━━ DATA ENTRIES

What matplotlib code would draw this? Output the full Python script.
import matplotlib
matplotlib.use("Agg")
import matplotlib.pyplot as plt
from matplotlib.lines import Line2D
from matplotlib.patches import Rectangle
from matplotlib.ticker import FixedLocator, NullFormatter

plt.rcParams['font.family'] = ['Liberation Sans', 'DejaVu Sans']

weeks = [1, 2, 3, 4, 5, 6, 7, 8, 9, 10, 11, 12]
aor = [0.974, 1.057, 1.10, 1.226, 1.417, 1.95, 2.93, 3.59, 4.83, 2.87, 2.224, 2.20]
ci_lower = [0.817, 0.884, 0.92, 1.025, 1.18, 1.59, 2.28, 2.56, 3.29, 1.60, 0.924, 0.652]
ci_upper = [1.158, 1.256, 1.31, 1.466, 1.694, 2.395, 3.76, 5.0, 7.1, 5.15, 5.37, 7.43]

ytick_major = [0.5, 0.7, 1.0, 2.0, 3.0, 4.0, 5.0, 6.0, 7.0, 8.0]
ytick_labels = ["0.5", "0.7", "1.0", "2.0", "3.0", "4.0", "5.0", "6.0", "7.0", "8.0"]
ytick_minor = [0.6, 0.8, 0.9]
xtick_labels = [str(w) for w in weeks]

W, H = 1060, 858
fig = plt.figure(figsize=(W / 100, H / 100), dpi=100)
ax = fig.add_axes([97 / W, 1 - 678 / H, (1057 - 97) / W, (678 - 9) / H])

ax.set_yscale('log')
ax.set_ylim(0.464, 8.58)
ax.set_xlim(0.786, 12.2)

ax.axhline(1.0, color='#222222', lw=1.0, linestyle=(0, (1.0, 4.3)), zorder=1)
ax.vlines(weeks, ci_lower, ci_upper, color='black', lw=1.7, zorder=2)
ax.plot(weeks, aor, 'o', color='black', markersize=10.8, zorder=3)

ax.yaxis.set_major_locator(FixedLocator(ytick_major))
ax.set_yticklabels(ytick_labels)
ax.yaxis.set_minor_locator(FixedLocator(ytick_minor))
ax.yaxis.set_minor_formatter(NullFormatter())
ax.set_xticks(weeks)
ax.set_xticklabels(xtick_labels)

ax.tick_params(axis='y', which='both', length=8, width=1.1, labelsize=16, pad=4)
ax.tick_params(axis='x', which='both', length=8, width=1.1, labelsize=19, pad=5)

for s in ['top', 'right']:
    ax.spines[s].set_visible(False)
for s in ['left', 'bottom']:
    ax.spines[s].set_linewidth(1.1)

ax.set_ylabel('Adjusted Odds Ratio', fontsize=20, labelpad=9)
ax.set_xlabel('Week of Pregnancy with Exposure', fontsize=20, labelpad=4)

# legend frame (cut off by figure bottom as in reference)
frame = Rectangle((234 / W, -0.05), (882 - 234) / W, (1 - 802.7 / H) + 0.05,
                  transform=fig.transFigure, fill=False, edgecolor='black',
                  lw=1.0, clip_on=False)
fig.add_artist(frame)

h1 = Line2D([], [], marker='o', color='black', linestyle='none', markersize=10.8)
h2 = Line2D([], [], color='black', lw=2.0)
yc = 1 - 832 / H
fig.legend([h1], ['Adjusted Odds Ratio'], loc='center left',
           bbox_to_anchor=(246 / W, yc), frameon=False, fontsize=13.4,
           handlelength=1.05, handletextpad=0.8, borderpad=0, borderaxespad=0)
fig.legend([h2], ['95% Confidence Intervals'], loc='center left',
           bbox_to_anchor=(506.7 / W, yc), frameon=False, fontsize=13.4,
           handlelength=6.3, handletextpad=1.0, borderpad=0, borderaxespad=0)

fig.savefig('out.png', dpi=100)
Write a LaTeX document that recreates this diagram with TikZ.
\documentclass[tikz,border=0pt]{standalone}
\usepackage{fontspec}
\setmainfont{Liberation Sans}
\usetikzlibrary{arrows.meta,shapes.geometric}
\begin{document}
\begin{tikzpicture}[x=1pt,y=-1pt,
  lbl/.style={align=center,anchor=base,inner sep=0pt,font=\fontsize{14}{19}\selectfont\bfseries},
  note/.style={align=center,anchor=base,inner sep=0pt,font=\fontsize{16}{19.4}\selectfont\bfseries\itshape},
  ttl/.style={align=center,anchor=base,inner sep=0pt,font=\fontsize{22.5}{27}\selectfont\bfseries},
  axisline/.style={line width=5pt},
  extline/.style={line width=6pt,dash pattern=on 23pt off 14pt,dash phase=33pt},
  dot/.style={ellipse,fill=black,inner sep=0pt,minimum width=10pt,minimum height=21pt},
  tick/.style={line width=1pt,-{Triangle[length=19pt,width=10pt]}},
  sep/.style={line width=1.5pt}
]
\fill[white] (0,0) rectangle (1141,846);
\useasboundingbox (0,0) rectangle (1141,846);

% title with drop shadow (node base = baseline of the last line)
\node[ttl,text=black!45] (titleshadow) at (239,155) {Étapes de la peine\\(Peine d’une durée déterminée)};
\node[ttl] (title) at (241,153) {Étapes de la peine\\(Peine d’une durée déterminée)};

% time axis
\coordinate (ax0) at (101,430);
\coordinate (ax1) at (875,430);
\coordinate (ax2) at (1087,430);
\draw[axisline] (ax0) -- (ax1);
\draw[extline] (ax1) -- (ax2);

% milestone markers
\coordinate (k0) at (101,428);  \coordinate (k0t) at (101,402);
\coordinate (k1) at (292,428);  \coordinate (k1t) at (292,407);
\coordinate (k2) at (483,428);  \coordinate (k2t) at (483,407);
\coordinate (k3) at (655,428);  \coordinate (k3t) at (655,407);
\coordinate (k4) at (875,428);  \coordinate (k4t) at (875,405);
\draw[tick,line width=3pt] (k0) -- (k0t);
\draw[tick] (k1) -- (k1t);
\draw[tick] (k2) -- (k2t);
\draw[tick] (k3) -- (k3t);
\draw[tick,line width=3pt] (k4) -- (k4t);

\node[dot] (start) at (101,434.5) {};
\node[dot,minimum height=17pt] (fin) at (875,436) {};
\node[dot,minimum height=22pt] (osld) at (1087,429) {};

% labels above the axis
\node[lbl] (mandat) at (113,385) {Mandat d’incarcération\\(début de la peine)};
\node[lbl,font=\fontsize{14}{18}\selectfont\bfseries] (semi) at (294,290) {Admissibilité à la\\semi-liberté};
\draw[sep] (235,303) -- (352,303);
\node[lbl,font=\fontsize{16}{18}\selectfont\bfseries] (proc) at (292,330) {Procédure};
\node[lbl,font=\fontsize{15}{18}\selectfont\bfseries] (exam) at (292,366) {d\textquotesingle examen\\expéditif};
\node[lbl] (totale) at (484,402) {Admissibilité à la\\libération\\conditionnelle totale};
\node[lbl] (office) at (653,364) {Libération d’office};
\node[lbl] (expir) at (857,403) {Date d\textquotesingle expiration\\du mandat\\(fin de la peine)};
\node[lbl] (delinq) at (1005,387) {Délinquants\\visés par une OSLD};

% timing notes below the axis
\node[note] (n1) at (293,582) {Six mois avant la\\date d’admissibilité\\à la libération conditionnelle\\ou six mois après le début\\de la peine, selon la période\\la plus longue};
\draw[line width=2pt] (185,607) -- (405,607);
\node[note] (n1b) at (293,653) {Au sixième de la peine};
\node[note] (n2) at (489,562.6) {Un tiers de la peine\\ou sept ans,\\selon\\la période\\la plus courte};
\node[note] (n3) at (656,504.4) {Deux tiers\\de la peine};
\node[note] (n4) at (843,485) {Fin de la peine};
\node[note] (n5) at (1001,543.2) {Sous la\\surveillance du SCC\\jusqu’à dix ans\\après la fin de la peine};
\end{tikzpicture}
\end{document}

━━━━

Quote nothing but the lines that run from the line containing "Write a LaTeX" through the line containing "(ax1) -- (ax2);", keeping both of them word for word.

Write a LaTeX document that recreates this diagram with TikZ.
\documentclass[tikz,border=0pt]{standalone}
\usepackage{fontspec}
\setmainfont{Liberation Sans}
\usetikzlibrary{arrows.meta,shapes.geometric}
\begin{document}
\begin{tikzpicture}[x=1pt,y=-1pt,
  lbl/.style={align=center,anchor=base,inner sep=0pt,font=\fontsize{14}{19}\selectfont\bfseries},
  note/.style={align=center,anchor=base,inner sep=0pt,font=\fontsize{16}{19.4}\selectfont\bfseries\itshape},
  ttl/.style={align=center,anchor=base,inner sep=0pt,font=\fontsize{22.5}{27}\selectfont\bfseries},
  axisline/.style={line width=5pt},
  extline/.style={line width=6pt,dash pattern=on 23pt off 14pt,dash phase=33pt},
  dot/.style={ellipse,fill=black,inner sep=0pt,minimum width=10pt,minimum height=21pt},
  tick/.style={line width=1pt,-{Triangle[length=19pt,width=10pt]}},
  sep/.style={line width=1.5pt}
]
\fill[white] (0,0) rectangle (1141,846);
\useasboundingbox (0,0) rectangle (1141,846);

% title with drop shadow (node base = baseline of the last line)
\node[ttl,text=black!45] (titleshadow) at (239,155) {Étapes de la peine\\(Peine d’une durée déterminée)};
\node[ttl] (title) at (241,153) {Étapes de la peine\\(Peine d’une durée déterminée)};

% time axis
\coordinate (ax0) at (101,430);
\coordinate (ax1) at (875,430);
\coordinate (ax2) at (1087,430);
\draw[axisline] (ax0) -- (ax1);
\draw[extline] (ax1) -- (ax2);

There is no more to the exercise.